> **Data extracted from a collection**:
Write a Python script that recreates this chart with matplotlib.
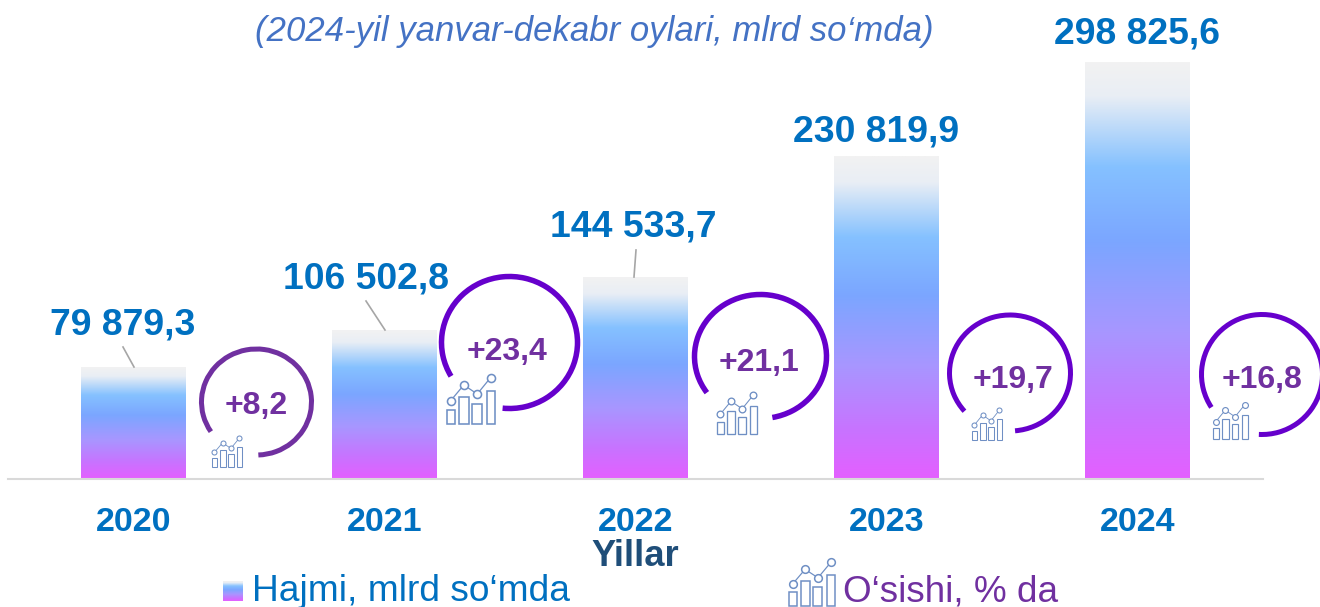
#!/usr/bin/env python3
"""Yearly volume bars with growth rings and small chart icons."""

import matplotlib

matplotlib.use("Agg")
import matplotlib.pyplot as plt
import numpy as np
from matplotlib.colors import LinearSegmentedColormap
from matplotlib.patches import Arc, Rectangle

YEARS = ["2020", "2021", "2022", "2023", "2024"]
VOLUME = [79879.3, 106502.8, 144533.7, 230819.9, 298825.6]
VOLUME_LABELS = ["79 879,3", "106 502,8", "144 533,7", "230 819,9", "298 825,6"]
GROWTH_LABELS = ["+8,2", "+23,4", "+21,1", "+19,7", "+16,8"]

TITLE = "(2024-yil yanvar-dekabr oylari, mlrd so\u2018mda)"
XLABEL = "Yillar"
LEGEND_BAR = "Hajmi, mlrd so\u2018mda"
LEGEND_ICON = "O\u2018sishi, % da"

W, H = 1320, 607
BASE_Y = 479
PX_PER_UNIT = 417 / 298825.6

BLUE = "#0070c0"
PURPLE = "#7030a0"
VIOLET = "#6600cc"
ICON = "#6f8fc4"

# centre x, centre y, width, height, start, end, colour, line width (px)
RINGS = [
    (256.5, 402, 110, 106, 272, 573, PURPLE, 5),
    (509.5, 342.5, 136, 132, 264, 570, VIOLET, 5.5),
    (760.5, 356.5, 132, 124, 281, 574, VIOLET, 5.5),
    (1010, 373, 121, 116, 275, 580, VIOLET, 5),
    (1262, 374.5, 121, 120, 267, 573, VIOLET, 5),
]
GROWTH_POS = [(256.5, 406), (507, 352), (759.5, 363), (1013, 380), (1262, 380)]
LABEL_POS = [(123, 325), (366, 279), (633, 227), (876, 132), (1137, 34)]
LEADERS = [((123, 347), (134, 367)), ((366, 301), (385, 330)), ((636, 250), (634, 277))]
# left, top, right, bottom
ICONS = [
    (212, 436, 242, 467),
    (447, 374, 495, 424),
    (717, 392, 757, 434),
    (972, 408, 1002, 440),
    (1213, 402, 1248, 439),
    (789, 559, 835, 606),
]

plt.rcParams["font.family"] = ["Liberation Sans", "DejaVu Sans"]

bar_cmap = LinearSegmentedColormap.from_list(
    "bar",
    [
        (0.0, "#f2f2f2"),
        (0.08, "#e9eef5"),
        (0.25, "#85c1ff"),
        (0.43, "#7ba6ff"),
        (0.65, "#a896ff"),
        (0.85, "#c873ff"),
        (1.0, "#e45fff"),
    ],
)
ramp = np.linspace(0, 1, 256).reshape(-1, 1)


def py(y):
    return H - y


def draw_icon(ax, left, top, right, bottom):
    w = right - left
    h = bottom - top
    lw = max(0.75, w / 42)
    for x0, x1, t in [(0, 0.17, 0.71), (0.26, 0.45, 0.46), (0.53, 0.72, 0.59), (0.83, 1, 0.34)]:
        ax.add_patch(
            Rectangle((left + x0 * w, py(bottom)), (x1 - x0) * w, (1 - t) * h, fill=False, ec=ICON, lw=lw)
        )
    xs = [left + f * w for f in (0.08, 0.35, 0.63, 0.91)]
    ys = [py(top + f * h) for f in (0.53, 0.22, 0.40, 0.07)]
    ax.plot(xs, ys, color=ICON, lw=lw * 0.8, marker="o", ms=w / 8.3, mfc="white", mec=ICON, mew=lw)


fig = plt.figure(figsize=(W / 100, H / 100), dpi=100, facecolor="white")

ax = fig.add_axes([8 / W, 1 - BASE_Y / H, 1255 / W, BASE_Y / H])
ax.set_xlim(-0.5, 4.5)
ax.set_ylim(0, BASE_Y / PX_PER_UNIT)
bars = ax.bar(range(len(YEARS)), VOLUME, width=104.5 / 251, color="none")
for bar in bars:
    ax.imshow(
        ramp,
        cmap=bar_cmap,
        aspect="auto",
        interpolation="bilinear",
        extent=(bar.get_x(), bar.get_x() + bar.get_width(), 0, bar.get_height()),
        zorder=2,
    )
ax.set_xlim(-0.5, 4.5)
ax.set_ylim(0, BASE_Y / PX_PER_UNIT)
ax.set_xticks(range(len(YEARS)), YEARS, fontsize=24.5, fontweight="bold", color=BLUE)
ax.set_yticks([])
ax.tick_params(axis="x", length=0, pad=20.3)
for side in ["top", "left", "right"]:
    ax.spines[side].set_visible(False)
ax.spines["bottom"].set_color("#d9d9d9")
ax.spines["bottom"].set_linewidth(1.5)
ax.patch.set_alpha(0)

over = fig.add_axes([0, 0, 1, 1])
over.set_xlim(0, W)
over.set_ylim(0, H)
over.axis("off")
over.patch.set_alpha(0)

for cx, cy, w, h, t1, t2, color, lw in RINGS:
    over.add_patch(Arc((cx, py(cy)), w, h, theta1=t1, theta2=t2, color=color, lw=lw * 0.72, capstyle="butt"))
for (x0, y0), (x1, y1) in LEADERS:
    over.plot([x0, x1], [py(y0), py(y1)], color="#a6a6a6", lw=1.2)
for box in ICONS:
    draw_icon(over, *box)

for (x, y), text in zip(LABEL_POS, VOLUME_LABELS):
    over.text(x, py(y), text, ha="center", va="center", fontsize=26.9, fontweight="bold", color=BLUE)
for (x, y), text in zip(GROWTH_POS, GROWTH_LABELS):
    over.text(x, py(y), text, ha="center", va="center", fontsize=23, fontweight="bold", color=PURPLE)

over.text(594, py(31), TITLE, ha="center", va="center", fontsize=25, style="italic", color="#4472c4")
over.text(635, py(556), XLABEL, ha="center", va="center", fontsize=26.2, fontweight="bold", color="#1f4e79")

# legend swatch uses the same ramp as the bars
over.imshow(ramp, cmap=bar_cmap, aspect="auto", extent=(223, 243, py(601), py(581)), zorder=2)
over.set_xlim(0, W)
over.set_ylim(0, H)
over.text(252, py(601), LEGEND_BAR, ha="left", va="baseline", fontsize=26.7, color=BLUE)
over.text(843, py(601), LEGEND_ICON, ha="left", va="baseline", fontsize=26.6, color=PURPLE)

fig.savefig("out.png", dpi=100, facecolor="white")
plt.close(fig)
* * *
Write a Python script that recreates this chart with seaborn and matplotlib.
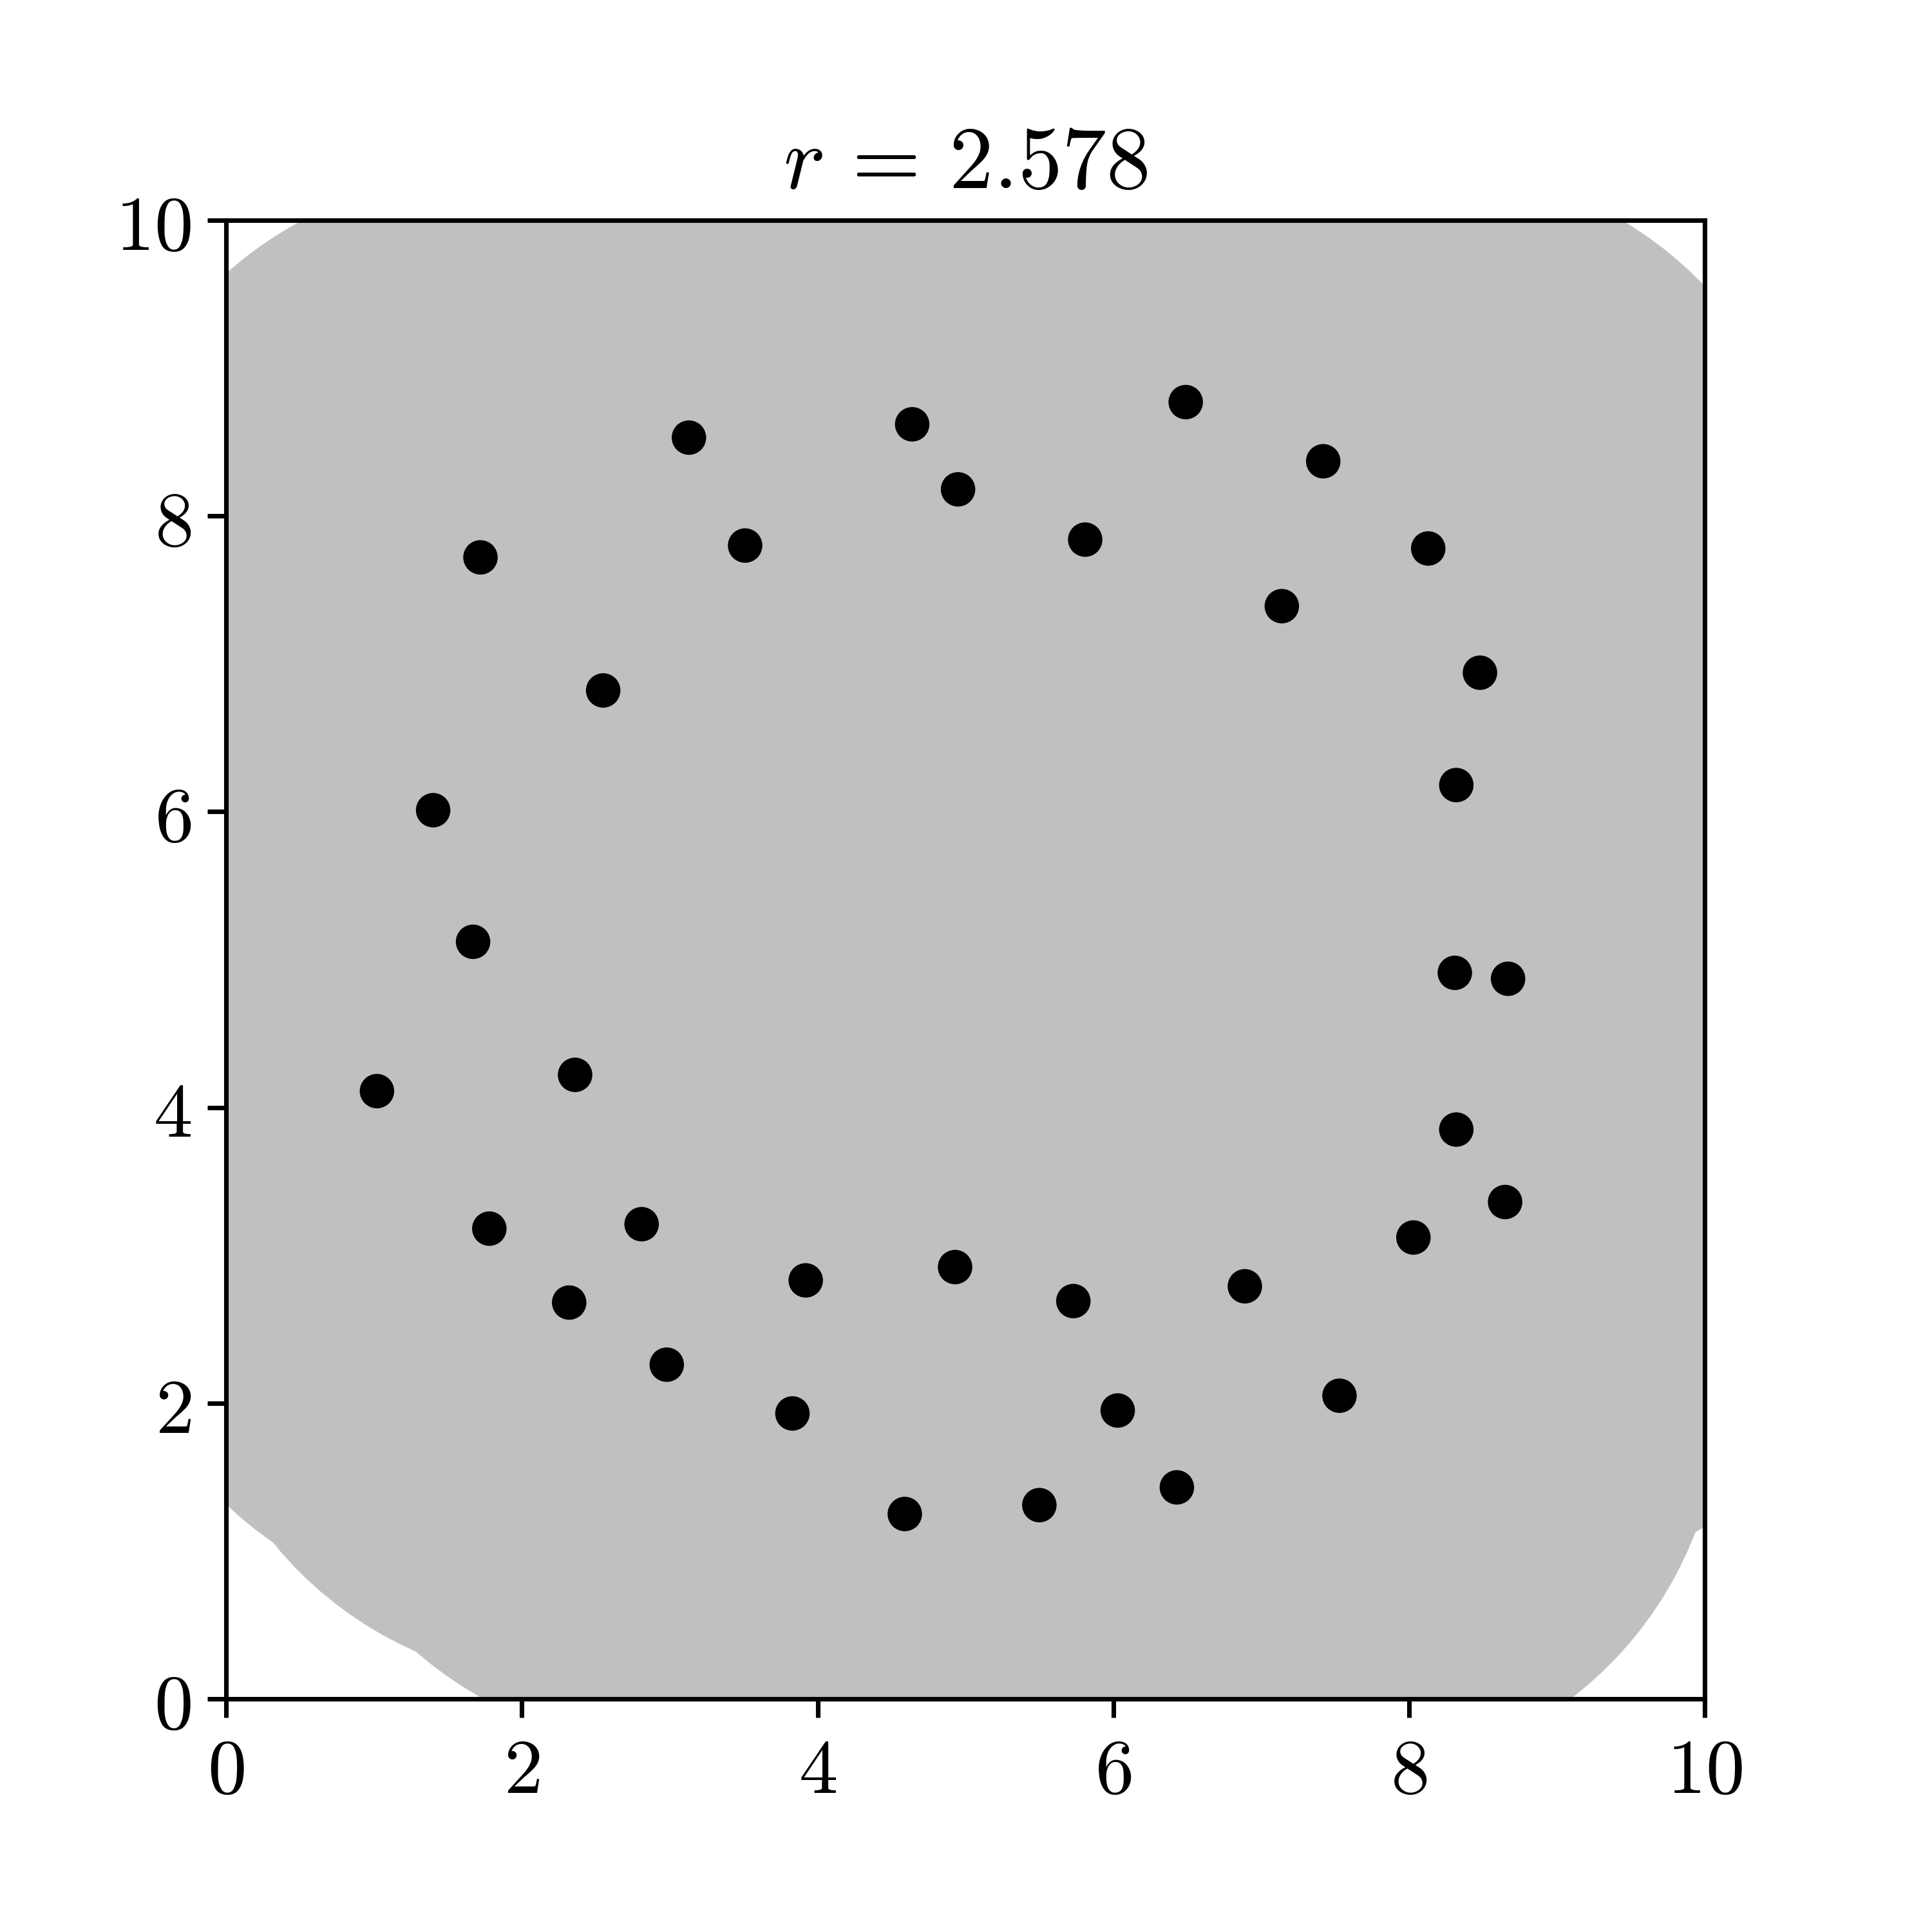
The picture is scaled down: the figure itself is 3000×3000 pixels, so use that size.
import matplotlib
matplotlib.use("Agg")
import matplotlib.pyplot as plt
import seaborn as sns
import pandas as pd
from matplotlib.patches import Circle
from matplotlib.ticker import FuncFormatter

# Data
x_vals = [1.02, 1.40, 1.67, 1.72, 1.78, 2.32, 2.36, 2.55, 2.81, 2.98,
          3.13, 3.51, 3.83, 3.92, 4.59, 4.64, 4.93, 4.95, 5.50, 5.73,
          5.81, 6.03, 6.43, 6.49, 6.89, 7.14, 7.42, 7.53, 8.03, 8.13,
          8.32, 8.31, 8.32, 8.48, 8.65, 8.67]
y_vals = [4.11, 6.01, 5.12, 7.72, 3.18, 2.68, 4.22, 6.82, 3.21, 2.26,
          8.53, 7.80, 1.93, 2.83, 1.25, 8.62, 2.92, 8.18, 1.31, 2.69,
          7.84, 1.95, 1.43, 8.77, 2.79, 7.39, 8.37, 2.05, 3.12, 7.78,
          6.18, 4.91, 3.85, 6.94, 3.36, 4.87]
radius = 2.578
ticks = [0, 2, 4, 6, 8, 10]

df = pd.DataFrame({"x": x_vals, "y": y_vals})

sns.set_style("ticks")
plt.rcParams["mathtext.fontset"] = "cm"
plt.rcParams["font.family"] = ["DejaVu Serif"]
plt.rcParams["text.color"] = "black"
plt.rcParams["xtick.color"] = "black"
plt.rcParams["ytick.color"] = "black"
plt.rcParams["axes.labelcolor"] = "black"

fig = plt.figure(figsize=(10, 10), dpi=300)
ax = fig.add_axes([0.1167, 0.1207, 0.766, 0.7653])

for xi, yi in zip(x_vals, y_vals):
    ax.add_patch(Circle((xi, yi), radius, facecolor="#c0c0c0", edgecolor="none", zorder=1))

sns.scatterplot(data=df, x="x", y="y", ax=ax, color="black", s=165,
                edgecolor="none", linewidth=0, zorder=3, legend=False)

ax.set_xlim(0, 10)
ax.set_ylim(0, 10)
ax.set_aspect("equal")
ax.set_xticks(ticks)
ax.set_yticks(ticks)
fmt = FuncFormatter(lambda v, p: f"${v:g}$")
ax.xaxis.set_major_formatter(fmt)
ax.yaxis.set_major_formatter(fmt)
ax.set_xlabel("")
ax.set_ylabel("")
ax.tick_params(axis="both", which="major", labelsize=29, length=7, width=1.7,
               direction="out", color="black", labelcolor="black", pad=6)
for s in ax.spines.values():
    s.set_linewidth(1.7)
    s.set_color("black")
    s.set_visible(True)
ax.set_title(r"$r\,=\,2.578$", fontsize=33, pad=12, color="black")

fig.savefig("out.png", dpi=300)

> **WHAT THE EXERCISE ASKS**:
Of the lines above, copy only those from the one holding "Write a Python script that recreates this chart with seaborn" to the one holding "from matplotlib.ticker import FuncFormatter", both included, and exclude every image.

> **OUTPUT BELOW**:
Write a Python script that recreates this chart with seaborn and matplotlib.
The picture is scaled down: the figure itself is 3000×3000 pixels, so use that size.
import matplotlib
matplotlib.use("Agg")
import matplotlib.pyplot as plt
import seaborn as sns
import pandas as pd
from matplotlib.patches import Circle
from matplotlib.ticker import FuncFormatter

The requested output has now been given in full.